With Ortiz at third base in the eighth, Rivera jogged to the mound from the bullpen amid nervous cheers from Yankees fans. Rivera forced a popup from Kevin Millar to end the threat. Rivera, staked to a three-run lead after a two-run double from Bernie Williams in the eighth, retired the Red Sox in the ninth for the save.
"I came here and my friends, my teammates treated me like a king," Rivera said. "That was something special and I appreciate that. I'm tired, but my mind kept going."
Boston had been dominated through the first six innings and looked utterly lifeless against Mussina. During their late-season surge, the Red Sox nicknamed themselves the "Idiots," a team that only knew how to play tough baseball. On Tuesday, perhaps the Red Sox were too stupid to realize they were supposed to pack up after trailing 8-0.

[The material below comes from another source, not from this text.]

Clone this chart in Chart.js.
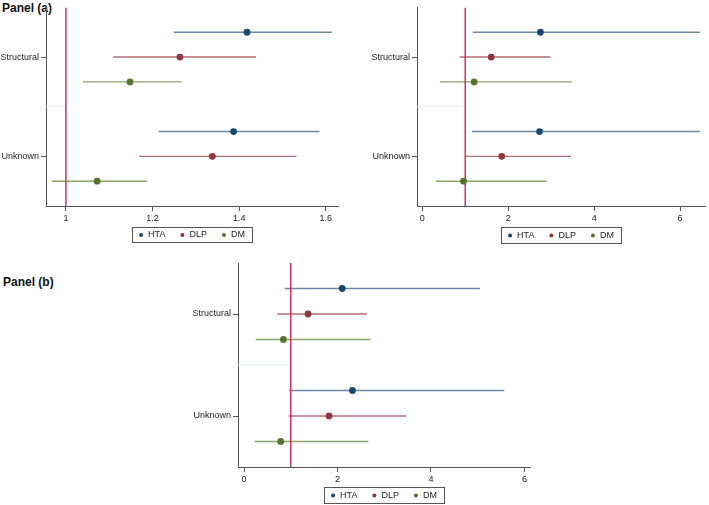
<!DOCTYPE html>
<html>
<head>
<meta charset="utf-8">
<script src="https://cdn.jsdelivr.net/npm/chart.js@4.4.1/dist/chart.umd.min.js"></script>
<style>
  body { margin: 0; background: #fff; }
  #wrap { position: relative; width: 709px; height: 505px; overflow: hidden; font-family: "Liberation Sans", Arial, sans-serif; }
  canvas { position: absolute; }
  .panel-label { position: absolute; font-weight: bold; font-size: 12px; color: #111; }
</style>
</head>
<body>
<div id="wrap">
  <div class="panel-label" style="left:2px; top:1px;">Panel (a)</div>
  <div class="panel-label" style="left:3px; top:275px;">Panel (b)</div>
  <canvas id="chart-a" width="345" height="250" style="left:0; top:0;"></canvas>
  <canvas id="chart-b" width="364" height="250" style="left:345px; top:0;"></canvas>
  <canvas id="chart-c" width="400" height="250" style="left:150px; top:255px;"></canvas>
</div>
<script>
// groups on the y axis and the three series
const groups = ["Structural", "Unknown"];
const series = ["HTA", "DLP", "DM"];

// panel (a) top-left: [estimate, lower, upper] for Structural, Unknown
const aHTA = [[1.418, 1.249, 1.614], [1.387, 1.214, 1.585]];
const aDLP = [[1.263, 1.109, 1.439], [1.338, 1.169, 1.532]];
const aDM = [[1.148, 1.039, 1.267], [1.072, 0.968, 1.187]];
const aTicks = [1, 1.2, 1.4, 1.6];

// panel (a) top-right
const bHTA = [[2.75, 1.175, 6.46], [2.73, 1.152, 6.46]];
const bDLP = [[1.606, 0.869, 2.98], [1.85, 1.0, 3.46]];
const bDM = [[1.207, 0.415, 3.48], [0.96, 0.316, 2.9]];
const bTicks = [0, 2, 4, 6];

// panel (b)
const cHTA = [[2.1, 0.872, 5.05], [2.32, 0.964, 5.57]];
const cDLP = [[1.37, 0.715, 2.63], [1.82, 0.957, 3.47]];
const cDM = [[0.843, 0.25, 2.71], [0.786, 0.229, 2.66]];
const cTicks = [0, 2, 4, 6];

const refValue = 1;

const dotColors = ["#1a476f", "#90353b", "#55752f"];
const lineColors = ["#6a86a6", "#b46c74", "#8aa36a"];
const FONT = '"Liberation Sans", Arial, sans-serif';

// row slot on the y scale: 3 rows per group plus one blank row between groups
function rowPos(g, s) {
  return g * 4 + s + 1;
}

function buildDatasets(allRows, xmin) {
  const ds = [];
  allRows.forEach((rows, s) => {
    ds.push({
      label: series[s],
      data: rows.map((r, g) => ({ x: r[0], y: rowPos(g, s) })),
      backgroundColor: dotColors[s],
      borderColor: dotColors[s],
      pointRadius: 3.4,
      pointBorderWidth: 0,
      showLine: false,
      order: 0,
    });
    rows.forEach((r, g) => {
      ds.push({
        data: [{ x: r[1], y: rowPos(g, s) }, { x: r[2], y: rowPos(g, s) }],
        borderColor: lineColors[s],
        borderWidth: 1.4,
        pointRadius: 0,
        showLine: true,
        order: 2,
      });
    });
  });
  // vertical reference line
  ds.push({
    data: [{ x: refValue, y: 0 }, { x: refValue, y: 8 }],
    borderColor: "#cc2a52",
    borderWidth: 1.4,
    pointRadius: 0,
    showLine: true,
    order: 1,
  });
  // faint separator between the groups
  ds.push({
    data: [{ x: xmin, y: 4 }, { x: refValue, y: 4 }],
    borderColor: "#e6eef3",
    borderWidth: 1,
    pointRadius: 0,
    showLine: true,
    order: 3,
  });
  return ds;
}

const boxLegend = {
  id: "boxLegend",
  afterDraw(chart, args, opts) {
    const ctx = chart.ctx;
    const area = chart.chartArea;
    ctx.save();
    ctx.font = "9px " + FONT;
    const pad = 7, r = 2, dotGap = 5, itemGap = 15;
    const widths = series.map((s) => ctx.measureText(s).width);
    let w = pad * 2 + itemGap * (series.length - 1);
    widths.forEach((tw) => (w += r * 2 + dotGap + tw));
    const left = (area.left + area.right) / 2 - w / 2;
    const top = opts.top;
    const h = opts.height;
    ctx.strokeStyle = "#555";
    ctx.lineWidth = 1;
    ctx.strokeRect(Math.round(left) + 0.5, top + 0.5, Math.round(w), h);
    let x = left + pad;
    const cy = top + h / 2 + 0.5;
    series.forEach((s, i) => {
      ctx.fillStyle = dotColors[i];
      ctx.beginPath();
      ctx.arc(x + r, cy, r, 0, Math.PI * 2);
      ctx.fill();
      x += r * 2 + dotGap;
      ctx.fillStyle = "#222";
      ctx.textBaseline = "middle";
      ctx.fillText(s, x, cy);
      x += widths[i] + itemGap;
    });
    ctx.restore();
  },
};

function makePanel(canvasId, rows, ticks, p) {
  const ctx = document.querySelector(canvasId).getContext("2d");
  new Chart(ctx, {
    type: "scatter",
    data: { datasets: buildDatasets(rows, p.xmin) },
    options: {
      responsive: false,
      animation: false,
      events: [],
      layout: { padding: { left: 0, right: p.right, top: p.top, bottom: 0 } },
      plugins: {
        legend: { display: false },
        tooltip: { enabled: false },
        boxLegend: { top: p.legendTop, height: p.legendH },
      },
      scales: {
        x: {
          type: "linear",
          min: p.xmin,
          max: p.xmax,
          afterBuildTicks: (axis) => {
            axis.ticks = ticks.map((v) => ({ value: v }));
          },
          afterFit: (scale) => {
            scale.height = p.xh;
          },
          ticks: {
            autoSkip: false,
            maxRotation: 0,
            padding: 2,
            color: "#222",
            font: { family: FONT, size: 9 },
            callback: (v) => String(v),
          },
          grid: { drawOnChartArea: false, drawTicks: true, tickLength: 5, color: "#555" },
          border: { display: true, color: "#555", width: 1 },
        },
        y: {
          type: "linear",
          reverse: true,
          min: 0,
          max: 8,
          afterBuildTicks: (axis) => {
            axis.ticks = groups.map((g, i) => ({ value: rowPos(i, 1) }));
          },
          afterFit: (scale) => {
            scale.width = p.yw;
          },
          ticks: {
            autoSkip: false,
            padding: 2,
            color: "#222",
            font: { family: FONT, size: 9 },
            callback: (v) => groups[(v - 2) / 4],
          },
          grid: { drawOnChartArea: false, drawTicks: true, tickLength: 5, color: "#555" },
          border: { display: true, color: "#555", width: 1 },
        },
      },
    },
    plugins: [boxLegend],
  });
}

makePanel("#chart-a", [aHTA, aDLP, aDM], aTicks, {
  xmin: 0.954, xmax: 1.628, yw: 46, xh: 44, right: 7, top: 4, legendTop: 227, legendH: 15,
});
makePanel("#chart-b", [bHTA, bDLP, bDM], bTicks, {
  xmin: -0.122, xmax: 6.58, yw: 72, xh: 44, right: 1, top: 3, legendTop: 227, legendH: 16,
});
makePanel("#chart-c", [cHTA, cDLP, cDM], cTicks, {
  xmin: -0.129, xmax: 6.12, yw: 88, xh: 38, right: 20, top: 8, legendTop: 232, legendH: 16,
});
</script>
</body>
</html>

"It just shows you the fight and determination we have in this clubhouse," Millar said.
Heading into Tuesday's start, a small measure of concern emerged about Schilling's right ankle, which had troubled him at one point during the season and appeared to bother him during his start against the Anaheim Angels during Game 1 of the American League Division Series. Schilling said the ankle bothered him while warming up. At times, he felt it pop.
"I couldn't throw the ball where I wanted to," Schilling said. "I thought it was obvious. I didn't command the baseball like I could have and should have. . . . I knew I was going to be throwing the ball differently."

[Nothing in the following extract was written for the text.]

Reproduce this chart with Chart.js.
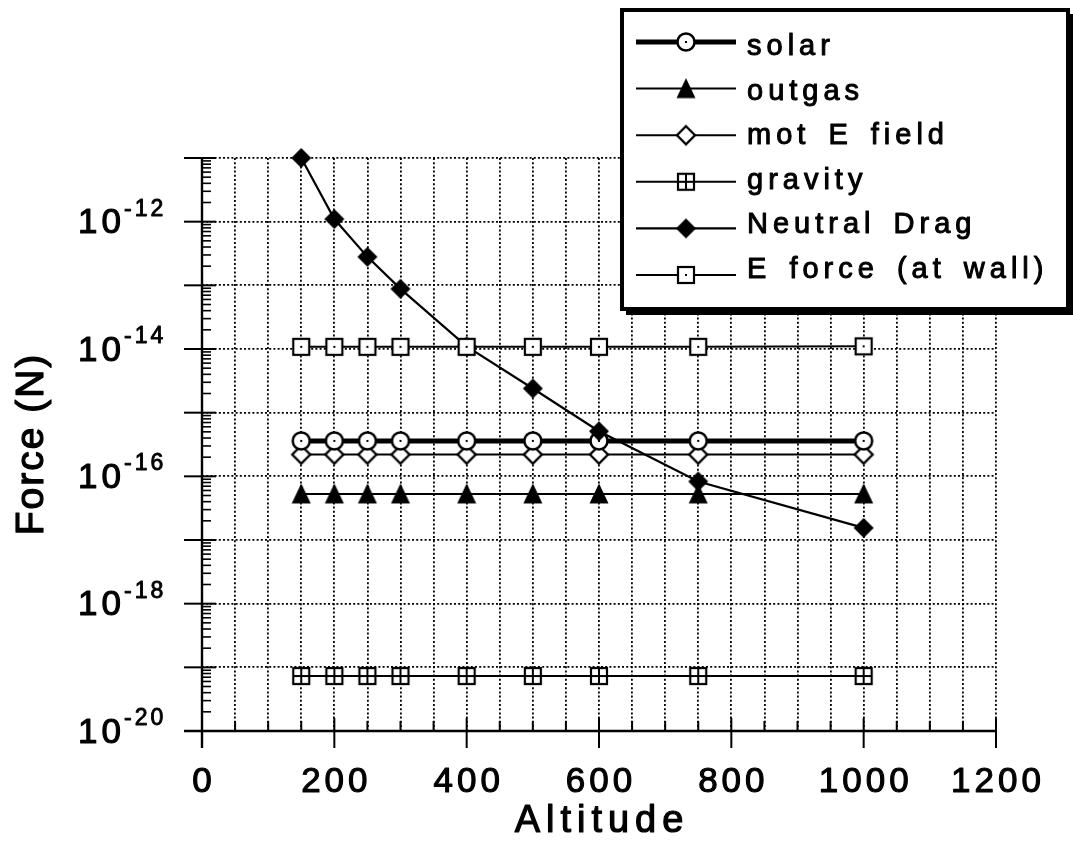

After the second inning, Schilling approached Boston pitching coach Dave Wallace and said, "I can't reach back and make it come out."
Schilling, in his worst outing of the year, a three-inning, six-run flop, was ordinary. In the first inning, Hideki Matsui, who batted .361 with four home runs and 18 RBI against the Red Sox during the regular season, followed Gary Sheffield's double with one of his own, scoring the Yankees' first run. Williams singled to give New York a 2-0 lead.
Schilling unraveled in the third. He allowed singles to Derek Jeter and Alex Rodriguez to start the inning and walked Sheffield to load the bases. Matsui cleared them with a double off the right field wall. Sheffield slid into home with a hearty vigor. He quickly rose, his helmet falling aimlessly to the ground, delivered a thumping chest bump to Rodriguez and let out a powerful roar.
These Yankees were not so eager to pass their AL crown to Boston. The Yankee Stadium crowd, perhaps sensing Boston's chances dwindling, began to chant, "Who's your daddy?" -- a direct reference to Pedro Martinez's confession earlier this year that New York had proven unbeatable for the Boston pitcher. Amid the chants, Matsui, who finished the night with three hits and an ALCS record-tying five RBI, scored on a sacrifice fly from Williams, giving the Yankees a 6-0 lead. Schilling did not come out for the fourth inning. His status for the remainder of the series remains in question.
Beating Boston's ace, their celebrated offseason acquisition, ensured the Red Sox's fate would once again fall to Martinez, a familiar and somewhat scary prospect for Boston faithful. The Yankees had little problem with Martinez this year, and Martinez said as much after his last start against them.
Now, he must conquer those doubts as he pitches at Yankee Stadium for the first time in the postseason since a World Series appearance vanquished in a matter of moments in Game 7 of last season's ALCS.